**What is being asked:** Quote, verbatim, all material below, without pictures.

**Collected data:**
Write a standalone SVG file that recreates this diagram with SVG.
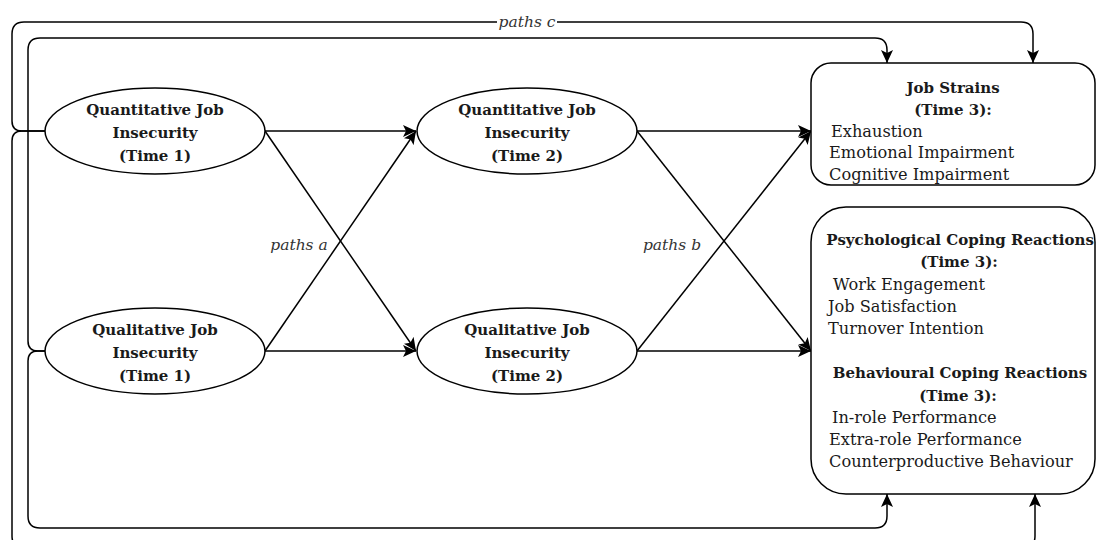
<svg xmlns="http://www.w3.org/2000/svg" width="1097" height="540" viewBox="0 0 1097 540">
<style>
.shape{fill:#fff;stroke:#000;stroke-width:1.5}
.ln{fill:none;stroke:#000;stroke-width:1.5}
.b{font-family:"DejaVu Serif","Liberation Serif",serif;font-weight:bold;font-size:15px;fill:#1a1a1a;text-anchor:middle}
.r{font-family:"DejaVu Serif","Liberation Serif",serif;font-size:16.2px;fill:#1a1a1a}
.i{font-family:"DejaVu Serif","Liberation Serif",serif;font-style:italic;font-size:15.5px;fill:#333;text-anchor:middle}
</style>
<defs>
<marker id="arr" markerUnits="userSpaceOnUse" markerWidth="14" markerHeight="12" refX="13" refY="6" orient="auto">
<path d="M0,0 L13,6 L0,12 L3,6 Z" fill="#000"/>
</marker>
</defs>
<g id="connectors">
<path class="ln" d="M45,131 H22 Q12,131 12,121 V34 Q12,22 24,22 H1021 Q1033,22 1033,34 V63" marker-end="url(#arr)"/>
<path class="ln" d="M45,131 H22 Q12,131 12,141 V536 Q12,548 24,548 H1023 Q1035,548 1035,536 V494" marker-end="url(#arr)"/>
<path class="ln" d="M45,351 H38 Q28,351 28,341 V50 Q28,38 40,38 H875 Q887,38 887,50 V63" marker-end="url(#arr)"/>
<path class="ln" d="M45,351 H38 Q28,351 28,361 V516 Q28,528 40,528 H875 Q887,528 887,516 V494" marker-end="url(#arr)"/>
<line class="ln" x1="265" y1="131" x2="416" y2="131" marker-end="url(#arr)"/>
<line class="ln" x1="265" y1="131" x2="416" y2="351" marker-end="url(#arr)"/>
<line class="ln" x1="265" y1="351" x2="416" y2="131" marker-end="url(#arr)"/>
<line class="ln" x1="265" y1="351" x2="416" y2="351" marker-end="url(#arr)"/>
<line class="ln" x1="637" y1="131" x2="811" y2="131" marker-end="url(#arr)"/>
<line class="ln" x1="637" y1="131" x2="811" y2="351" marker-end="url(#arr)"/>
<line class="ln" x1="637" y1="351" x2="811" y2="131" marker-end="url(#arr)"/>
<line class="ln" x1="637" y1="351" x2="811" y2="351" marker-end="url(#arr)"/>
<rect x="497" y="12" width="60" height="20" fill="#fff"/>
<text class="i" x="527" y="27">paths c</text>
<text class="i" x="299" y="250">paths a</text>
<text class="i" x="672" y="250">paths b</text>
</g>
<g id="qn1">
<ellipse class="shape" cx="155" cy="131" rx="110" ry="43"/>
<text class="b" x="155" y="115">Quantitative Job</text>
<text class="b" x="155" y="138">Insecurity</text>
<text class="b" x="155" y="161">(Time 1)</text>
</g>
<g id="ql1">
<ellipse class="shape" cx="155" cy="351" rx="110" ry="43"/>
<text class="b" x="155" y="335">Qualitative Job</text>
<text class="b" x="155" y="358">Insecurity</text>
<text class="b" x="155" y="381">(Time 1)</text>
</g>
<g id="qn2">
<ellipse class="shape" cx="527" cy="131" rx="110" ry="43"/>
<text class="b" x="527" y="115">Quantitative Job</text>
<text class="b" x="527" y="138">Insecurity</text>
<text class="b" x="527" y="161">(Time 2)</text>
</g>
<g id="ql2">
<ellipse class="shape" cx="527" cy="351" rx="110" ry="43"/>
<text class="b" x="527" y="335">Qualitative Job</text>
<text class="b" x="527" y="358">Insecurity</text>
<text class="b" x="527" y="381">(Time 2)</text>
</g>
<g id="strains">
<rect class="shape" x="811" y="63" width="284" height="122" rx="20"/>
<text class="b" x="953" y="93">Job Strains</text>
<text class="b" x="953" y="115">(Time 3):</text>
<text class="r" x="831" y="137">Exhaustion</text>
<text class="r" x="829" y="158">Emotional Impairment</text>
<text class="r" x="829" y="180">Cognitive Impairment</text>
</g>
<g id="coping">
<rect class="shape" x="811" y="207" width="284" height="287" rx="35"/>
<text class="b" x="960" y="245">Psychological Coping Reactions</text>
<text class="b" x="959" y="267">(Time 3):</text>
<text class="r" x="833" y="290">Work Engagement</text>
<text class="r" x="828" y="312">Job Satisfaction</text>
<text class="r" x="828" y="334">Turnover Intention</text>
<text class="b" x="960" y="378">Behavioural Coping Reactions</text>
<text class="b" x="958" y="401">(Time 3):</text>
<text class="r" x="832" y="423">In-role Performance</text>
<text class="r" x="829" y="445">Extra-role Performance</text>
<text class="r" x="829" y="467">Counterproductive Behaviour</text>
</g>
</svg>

**Full output:**
Write a standalone SVG file that recreates this diagram with SVG.
<svg xmlns="http://www.w3.org/2000/svg" width="1097" height="540" viewBox="0 0 1097 540">
<style>
.shape{fill:#fff;stroke:#000;stroke-width:1.5}
.ln{fill:none;stroke:#000;stroke-width:1.5}
.b{font-family:"DejaVu Serif","Liberation Serif",serif;font-weight:bold;font-size:15px;fill:#1a1a1a;text-anchor:middle}
.r{font-family:"DejaVu Serif","Liberation Serif",serif;font-size:16.2px;fill:#1a1a1a}
.i{font-family:"DejaVu Serif","Liberation Serif",serif;font-style:italic;font-size:15.5px;fill:#333;text-anchor:middle}
</style>
<defs>
<marker id="arr" markerUnits="userSpaceOnUse" markerWidth="14" markerHeight="12" refX="13" refY="6" orient="auto">
<path d="M0,0 L13,6 L0,12 L3,6 Z" fill="#000"/>
</marker>
</defs>
<g id="connectors">
<path class="ln" d="M45,131 H22 Q12,131 12,121 V34 Q12,22 24,22 H1021 Q1033,22 1033,34 V63" marker-end="url(#arr)"/>
<path class="ln" d="M45,131 H22 Q12,131 12,141 V536 Q12,548 24,548 H1023 Q1035,548 1035,536 V494" marker-end="url(#arr)"/>
<path class="ln" d="M45,351 H38 Q28,351 28,341 V50 Q28,38 40,38 H875 Q887,38 887,50 V63" marker-end="url(#arr)"/>
<path class="ln" d="M45,351 H38 Q28,351 28,361 V516 Q28,528 40,528 H875 Q887,528 887,516 V494" marker-end="url(#arr)"/>
<line class="ln" x1="265" y1="131" x2="416" y2="131" marker-end="url(#arr)"/>
<line class="ln" x1="265" y1="131" x2="416" y2="351" marker-end="url(#arr)"/>
<line class="ln" x1="265" y1="351" x2="416" y2="131" marker-end="url(#arr)"/>
<line class="ln" x1="265" y1="351" x2="416" y2="351" marker-end="url(#arr)"/>
<line class="ln" x1="637" y1="131" x2="811" y2="131" marker-end="url(#arr)"/>
<line class="ln" x1="637" y1="131" x2="811" y2="351" marker-end="url(#arr)"/>
<line class="ln" x1="637" y1="351" x2="811" y2="131" marker-end="url(#arr)"/>
<line class="ln" x1="637" y1="351" x2="811" y2="351" marker-end="url(#arr)"/>
<rect x="497" y="12" width="60" height="20" fill="#fff"/>
<text class="i" x="527" y="27">paths c</text>
<text class="i" x="299" y="250">paths a</text>
<text class="i" x="672" y="250">paths b</text>
</g>
<g id="qn1">
<ellipse class="shape" cx="155" cy="131" rx="110" ry="43"/>
<text class="b" x="155" y="115">Quantitative Job</text>
<text class="b" x="155" y="138">Insecurity</text>
<text class="b" x="155" y="161">(Time 1)</text>
</g>
<g id="ql1">
<ellipse class="shape" cx="155" cy="351" rx="110" ry="43"/>
<text class="b" x="155" y="335">Qualitative Job</text>
<text class="b" x="155" y="358">Insecurity</text>
<text class="b" x="155" y="381">(Time 1)</text>
</g>
<g id="qn2">
<ellipse class="shape" cx="527" cy="131" rx="110" ry="43"/>
<text class="b" x="527" y="115">Quantitative Job</text>
<text class="b" x="527" y="138">Insecurity</text>
<text class="b" x="527" y="161">(Time 2)</text>
</g>
<g id="ql2">
<ellipse class="shape" cx="527" cy="351" rx="110" ry="43"/>
<text class="b" x="527" y="335">Qualitative Job</text>
<text class="b" x="527" y="358">Insecurity</text>
<text class="b" x="527" y="381">(Time 2)</text>
</g>
<g id="strains">
<rect class="shape" x="811" y="63" width="284" height="122" rx="20"/>
<text class="b" x="953" y="93">Job Strains</text>
<text class="b" x="953" y="115">(Time 3):</text>
<text class="r" x="831" y="137">Exhaustion</text>
<text class="r" x="829" y="158">Emotional Impairment</text>
<text class="r" x="829" y="180">Cognitive Impairment</text>
</g>
<g id="coping">
<rect class="shape" x="811" y="207" width="284" height="287" rx="35"/>
<text class="b" x="960" y="245">Psychological Coping Reactions</text>
<text class="b" x="959" y="267">(Time 3):</text>
<text class="r" x="833" y="290">Work Engagement</text>
<text class="r" x="828" y="312">Job Satisfaction</text>
<text class="r" x="828" y="334">Turnover Intention</text>
<text class="b" x="960" y="378">Behavioural Coping Reactions</text>
<text class="b" x="958" y="401">(Time 3):</text>
<text class="r" x="832" y="423">In-role Performance</text>
<text class="r" x="829" y="445">Extra-role Performance</text>
<text class="r" x="829" y="467">Counterproductive Behaviour</text>
</g>
</svg>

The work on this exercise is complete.